Mas tenho uma certeza a esse respeito: todos estes truques que PS+PCP+BE estão
a usar para chegar ao poder serão exponenciados na hora de o deixar.
Para lá desta certeza tenho
também a esperança de que em França alguém seja capaz de fazer um discurso como
o de Cavaco caso os líderes do centro se sintam tentados a aliar-se a Marine Le
Pen.
E por fim tenho uma sugestão:
leiam os clássicos. Cícero, por exemplo na sua invectiva a Catilina.
Até quando, ó Catilina, abusarás da nossa
paciência? Por quanto tempo ainda há-de zombar de nós essa tua loucura? A que
extremos se há-de precipitar a tua audácia sem freio?

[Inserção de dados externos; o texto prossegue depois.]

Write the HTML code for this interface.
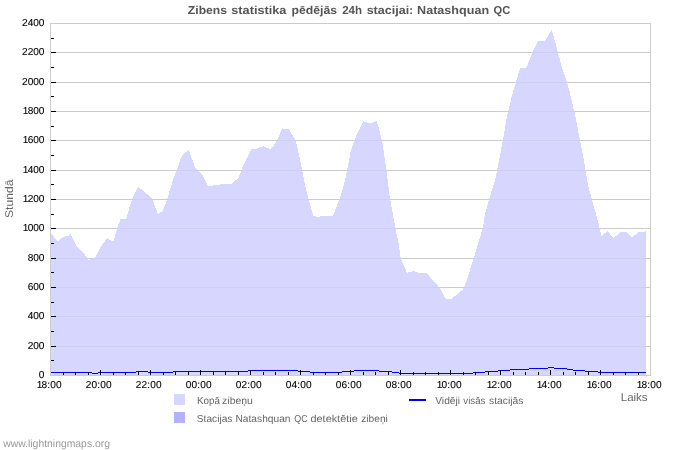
<!DOCTYPE html>
<html><head><meta charset="utf-8"><title>Zibens statistika</title>
<style>html,body{margin:0;padding:0;background:#fff;}svg{display:block;}text{font-family:"Liberation Sans",sans-serif;filter:grayscale(1);text-rendering:geometricPrecision;}</style></head>
<body>
<svg width="700" height="450" viewBox="0 0 700 450">
<rect x="0" y="0" width="700" height="450" fill="#ffffff"/>
<path d="M51 346.5 H650 M51 316.5 H650 M51 287.5 H650 M51 258.5 H650 M51 228.5 H650 M51 199.5 H650 M51 170.5 H650 M51 140.5 H650 M51 111.5 H650 M51 82.5 H650 M51 52.5 H650" stroke="#cccccc" stroke-width="1" fill="none" shape-rendering="crispEdges"/>
<rect x="50.5" y="23.5" width="600" height="352" fill="none" stroke="#cccccc" stroke-width="1" shape-rendering="crispEdges"/>
<polygon points="51,233.7 57.8,241.1 60.4,239.3 63.4,237.1 65.8,236 68.4,235.7 70.7,233.9 77,246.6 83.4,252.9 87.6,258.3 88.3,260.1 90.3,260.1 90.9,258.4 94.6,258.2 100.7,247.1 107.1,237.9 111.4,241.1 113.6,241.1 117.1,228.6 120.3,219.3 126.2,218.8 132.1,198.6 138.3,186.9 142.9,190.3 151.4,197.9 152.9,200.7 157.9,214 162.9,210.7 166.4,201.5 172.9,180 175.9,172 182.1,155 185,152.9 188.6,150 190.7,155.7 195.7,168.6 202.3,175 207.9,185.7 212.9,186 213.6,185 220,185 220.7,184 231.4,184 234.3,181.4 238.3,178.3 243.2,165.7 251.2,149.2 257,148.8 260,147 263.6,146.3 266.4,148 271,148.9 275.9,142.5 282.1,128.9 282.5,127.9 283.1,129 288.6,128.9 294.3,138 296.4,143 300.5,162 304.3,181.6 308.6,200 313.6,216.4 320,216.7 320.3,215.7 332.9,215.7 339.3,200 345,180.7 347.5,168 350.7,151.4 355.7,137.1 363.3,121.1 367.9,122.9 372.9,122.6 376.4,121.1 378.6,127.1 382.5,142.9 386.6,171.5 390,198.6 396.4,233.6 398.1,240 400.7,258.6 407.1,272.9 413.6,271.1 418.6,272.9 426.7,273.1 430.7,277.9 435.7,282.9 440,288.6 445.7,298.6 451.4,298.6 456.4,295 462.9,289.3 466.4,281.4 473.6,258.6 478.5,242 482.9,227.9 485,214.3 489.3,198.6 495,180 497.1,170.3 502.9,140.3 507.1,116 512.1,94.9 516.4,80.7 520,68 526.3,67.7 532.2,53 538.1,41.1 545,40.9 551.4,30.1 552.9,33.7 557.9,52.3 562.1,68 566.4,80.7 569.3,90.6 573.6,109.1 574.3,111.4 580,140 583.8,160 585.7,170.7 588.1,185.7 592.1,200 598.6,223.6 601.4,235.7 607.6,231 613.3,238.3 620.7,232.1 626.4,232.1 632.1,237.4 638.6,232.1 644.3,231.9 646,231 646,375 51,375" fill="#cdcdff" fill-opacity="0.82" shape-rendering="crispEdges"/>
<path d="M51 372.5 H92 M92 373.5 H98 M98 372.5 H136 M136 371.5 H148 M148 372.5 H173 M173 371.5 H248 M248 370.5 H298 M298 371.5 H310 M310 372.5 H342 M342 371.5 H354 M354 370.5 H379 M379 371.5 H392 M392 372.5 H399 M399 373.5 H473 M473 372.5 H485 M485 371.5 H498 M498 370.5 H510 M510 369.5 H529 M529 368.5 H548 M548 367.5 H554 M554 368.5 H567 M567 369.5 H573 M573 370.5 H585 M585 371.5 H598 M598 372.5 H646" stroke="#0000ff" stroke-width="1" fill="none" shape-rendering="crispEdges"/>
<path d="M51 360.5 h3 M51 346.5 h5 M51 331.5 h3 M51 316.5 h5 M51 302.5 h3 M51 287.5 h5 M51 272.5 h3 M51 258.5 h5 M51 243.5 h3 M51 228.5 h5 M51 214.5 h3 M51 199.5 h5 M51 184.5 h3 M51 170.5 h5 M51 155.5 h3 M51 140.5 h5 M51 126.5 h3 M51 111.5 h5 M51 96.5 h3 M51 82.5 h5 M51 67.5 h3 M51 52.5 h5 M51 38.5 h3 M63.5 375 v-3 M75.5 375 v-3 M88.5 375 v-3 M100.5 375 v-5 M113.5 375 v-3 M125.5 375 v-3 M138.5 375 v-3 M150.5 375 v-5 M163.5 375 v-3 M175.5 375 v-3 M188.5 375 v-3 M200.5 375 v-5 M213.5 375 v-3 M225.5 375 v-3 M238.5 375 v-3 M250.5 375 v-5 M263.5 375 v-3 M275.5 375 v-3 M288.5 375 v-3 M300.5 375 v-5 M313.5 375 v-3 M325.5 375 v-3 M338.5 375 v-3 M350.5 375 v-5 M363.5 375 v-3 M375.5 375 v-3 M388.5 375 v-3 M400.5 375 v-5 M413.5 375 v-3 M425.5 375 v-3 M438.5 375 v-3 M450.5 375 v-5 M463.5 375 v-3 M475.5 375 v-3 M488.5 375 v-3 M500.5 375 v-5 M513.5 375 v-3 M525.5 375 v-3 M538.5 375 v-3 M550.5 375 v-5 M563.5 375 v-3 M575.5 375 v-3 M588.5 375 v-3 M600.5 375 v-5 M613.5 375 v-3 M625.5 375 v-3 M638.5 375 v-3" stroke="#000" stroke-width="1" fill="none" shape-rendering="crispEdges"/>
<text x="187.85" y="13.9" font-size="11.5" fill="#555555" text-anchor="start" font-weight="bold" textLength="39.13" lengthAdjust="spacingAndGlyphs">Zibens</text>
<text x="231.28" y="13.9" font-size="11.5" fill="#555555" text-anchor="start" font-weight="bold" textLength="55.19" lengthAdjust="spacingAndGlyphs">statistika</text>
<text x="291.54" y="13.9" font-size="11.5" fill="#555555" text-anchor="start" font-weight="bold" textLength="45.58" lengthAdjust="spacingAndGlyphs">pēdējās</text>
<text x="342.19" y="13.9" font-size="11.5" fill="#555555" text-anchor="start" font-weight="bold" textLength="19.93" lengthAdjust="spacingAndGlyphs">24h</text>
<text x="366.67" y="13.9" font-size="11.5" fill="#555555" text-anchor="start" font-weight="bold" textLength="46.62" lengthAdjust="spacingAndGlyphs">stacijai:</text>
<text x="417.08" y="13.9" font-size="11.5" fill="#555555" text-anchor="start" font-weight="bold" textLength="72.01" lengthAdjust="spacingAndGlyphs">Natashquan</text>
<text x="493.54" y="13.9" font-size="11.5" fill="#555555" text-anchor="start" font-weight="bold" textLength="16.71" lengthAdjust="spacingAndGlyphs">QC</text>
<text x="38.79" y="378" font-size="10.1" fill="#000000" stroke="#000" stroke-width="0.1">0</text>
<text x="27.67 33.23 38.79" y="349" font-size="10.1" fill="#000000" stroke="#000" stroke-width="0.1">200</text>
<text x="27.67 33.23 38.79" y="319" font-size="10.1" fill="#000000" stroke="#000" stroke-width="0.1">400</text>
<text x="27.67 33.23 38.79" y="290" font-size="10.1" fill="#000000" stroke="#000" stroke-width="0.1">600</text>
<text x="27.67 33.23 38.79" y="261" font-size="10.1" fill="#000000" stroke="#000" stroke-width="0.1">800</text>
<text x="22.81 27.67 33.23 38.79" y="231" font-size="10.1" fill="#000000" stroke="#000" stroke-width="0.1">1000</text>
<text x="22.81 27.67 33.23 38.79" y="202" font-size="10.1" fill="#000000" stroke="#000" stroke-width="0.1">1200</text>
<text x="22.81 27.67 33.23 38.79" y="173" font-size="10.1" fill="#000000" stroke="#000" stroke-width="0.1">1400</text>
<text x="22.81 27.67 33.23 38.79" y="143" font-size="10.1" fill="#000000" stroke="#000" stroke-width="0.1">1600</text>
<text x="22.81 27.67 33.23 38.79" y="114" font-size="10.1" fill="#000000" stroke="#000" stroke-width="0.1">1800</text>
<text x="22.11 27.67 33.23 38.79" y="85" font-size="10.1" fill="#000000" stroke="#000" stroke-width="0.1">2000</text>
<text x="22.11 27.67 33.23 38.79" y="55" font-size="10.1" fill="#000000" stroke="#000" stroke-width="0.1">2200</text>
<text x="22.11 27.67 33.23 38.79" y="26" font-size="10.1" fill="#000000" stroke="#000" stroke-width="0.1">2400</text>
<text x="36.75 41.59 47.34 50.27 56.01" y="388" font-size="10.1" fill="#000000" stroke="#000" stroke-width="0.1">18:00</text>
<text x="85.85 91.59 97.34 100.27 106.01" y="388" font-size="10.1" fill="#000000" stroke="#000" stroke-width="0.1">20:00</text>
<text x="135.85 141.59 147.34 150.27 156.01" y="388" font-size="10.1" fill="#000000" stroke="#000" stroke-width="0.1">22:00</text>
<text x="185.85 191.59 197.34 200.27 206.01" y="388" font-size="10.1" fill="#000000" stroke="#000" stroke-width="0.1">00:00</text>
<text x="235.85 241.59 247.34 250.27 256.01" y="388" font-size="10.1" fill="#000000" stroke="#000" stroke-width="0.1">02:00</text>
<text x="285.85 291.59 297.34 300.27 306.01" y="388" font-size="10.1" fill="#000000" stroke="#000" stroke-width="0.1">04:00</text>
<text x="335.85 341.59 347.34 350.27 356.01" y="388" font-size="10.1" fill="#000000" stroke="#000" stroke-width="0.1">06:00</text>
<text x="385.85 391.59 397.34 400.27 406.01" y="388" font-size="10.1" fill="#000000" stroke="#000" stroke-width="0.1">08:00</text>
<text x="436.75 441.59 447.34 450.27 456.01" y="388" font-size="10.1" fill="#000000" stroke="#000" stroke-width="0.1">10:00</text>
<text x="486.75 491.59 497.34 500.27 506.01" y="388" font-size="10.1" fill="#000000" stroke="#000" stroke-width="0.1">12:00</text>
<text x="536.75 541.59 547.34 550.27 556.01" y="388" font-size="10.1" fill="#000000" stroke="#000" stroke-width="0.1">14:00</text>
<text x="586.75 591.59 597.34 600.27 606.01" y="388" font-size="10.1" fill="#000000" stroke="#000" stroke-width="0.1">16:00</text>
<text x="636.75 641.59 647.34 650.27 656.01" y="388" font-size="10.1" fill="#000000" stroke="#000" stroke-width="0.1">18:00</text>
<text x="620.74" y="401" font-size="11.2" fill="#666666" text-anchor="start" font-weight="normal" textLength="26.89" lengthAdjust="spacingAndGlyphs">Laiks</text>
<g transform="translate(12.9,218.0) rotate(-90)">
<text x="0" y="0" font-size="11.2" fill="#666666" text-anchor="start" font-weight="normal" textLength="38.4" lengthAdjust="spacingAndGlyphs">Stundā</text>
</g>
<rect x="174" y="394" width="11" height="11" fill="#d6d6ff" shape-rendering="crispEdges"/>
<rect x="174" y="412" width="11" height="11" fill="#b2b2ff" shape-rendering="crispEdges"/>
<rect x="409" y="399" width="17" height="2" fill="#0000ff" shape-rendering="crispEdges"/>
<text x="196.9" y="403.8" font-size="10.1" fill="#666666" text-anchor="start" font-weight="normal" textLength="22.98" lengthAdjust="spacingAndGlyphs">Kopā</text>
<text x="222.08" y="403.8" font-size="10.1" fill="#666666" text-anchor="start" font-weight="normal" textLength="30.86" lengthAdjust="spacingAndGlyphs">zibeņu</text>
<text x="196.85" y="421.7" font-size="10.1" fill="#666666" text-anchor="start" font-weight="normal" textLength="35.59" lengthAdjust="spacingAndGlyphs">Stacijas</text>
<text x="235.5" y="421.7" font-size="10.1" fill="#666666" text-anchor="start" font-weight="normal" textLength="55" lengthAdjust="spacingAndGlyphs">Natashquan</text>
<text x="294.35" y="421.7" font-size="10.1" fill="#666666" text-anchor="start" font-weight="normal" textLength="13.37" lengthAdjust="spacingAndGlyphs">QC</text>
<text x="310.52" y="421.7" font-size="10.1" fill="#666666" text-anchor="start" font-weight="normal" textLength="47.18" lengthAdjust="spacingAndGlyphs">detektētie</text>
<text x="361.19" y="421.7" font-size="10.1" fill="#666666" text-anchor="start" font-weight="normal" textLength="26.63" lengthAdjust="spacingAndGlyphs">zibeņi</text>
<text x="435.22" y="403.9" font-size="10.1" fill="#666666" text-anchor="start" font-weight="normal" textLength="24.84" lengthAdjust="spacingAndGlyphs">Vidēji</text>
<text x="463.35" y="403.9" font-size="10.1" fill="#666666" text-anchor="start" font-weight="normal" textLength="21.97" lengthAdjust="spacingAndGlyphs">visās</text>
<text x="489.08" y="403.9" font-size="10.1" fill="#666666" text-anchor="start" font-weight="normal" textLength="34.45" lengthAdjust="spacingAndGlyphs">stacijās</text>
<text x="3.2" y="447.1" font-size="10.5" fill="#999999" text-anchor="start" font-weight="normal" textLength="106.8" lengthAdjust="spacingAndGlyphs">www.lightningmaps.org</text>
</svg>
</body></html>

Nem a guarda do Palatino, nem a ronda nocturna
da cidade, nem os temores do povo, nem a afluência de todos os homens de bem,
nem este local tão bem protegido para a reunião do Senado, nem o olhar e o
aspecto destes senadores, nada disto conseguiu perturbar-te? Não sentes que os
teus planos estão à vista de todos? Não vês que a tua conspiração a têm já dominada
todos estes que a conhecem?
Quem, de entre nós, pensas tu que ignora o que
fizeste na noite passada e na precedente, em que local estiveste, a quem
convocaste, que deliberações foram as tuas?»
2 comentários:
Verdades como punhos, ou de como o PS se transformou numa associação de pequenos malandrins.
Maria Viveiros
Sim, mas o que Helena Matos refere como não menos importante do que a malandragem política que estrutura o PS, é a qualidade da maioria dos seus militantes de base, uma espécie de maria-vai-com quem pode alcançar o poder para se bandear com ele. Trata-se de uma falta generalizada de densidade humana dos militantes.
Não foi por acaso que Seguro se tornou no S-G logo a seguir à queda do Sócrates, com uma percentagem semelhante de votantes, embora representasse a oposição a este.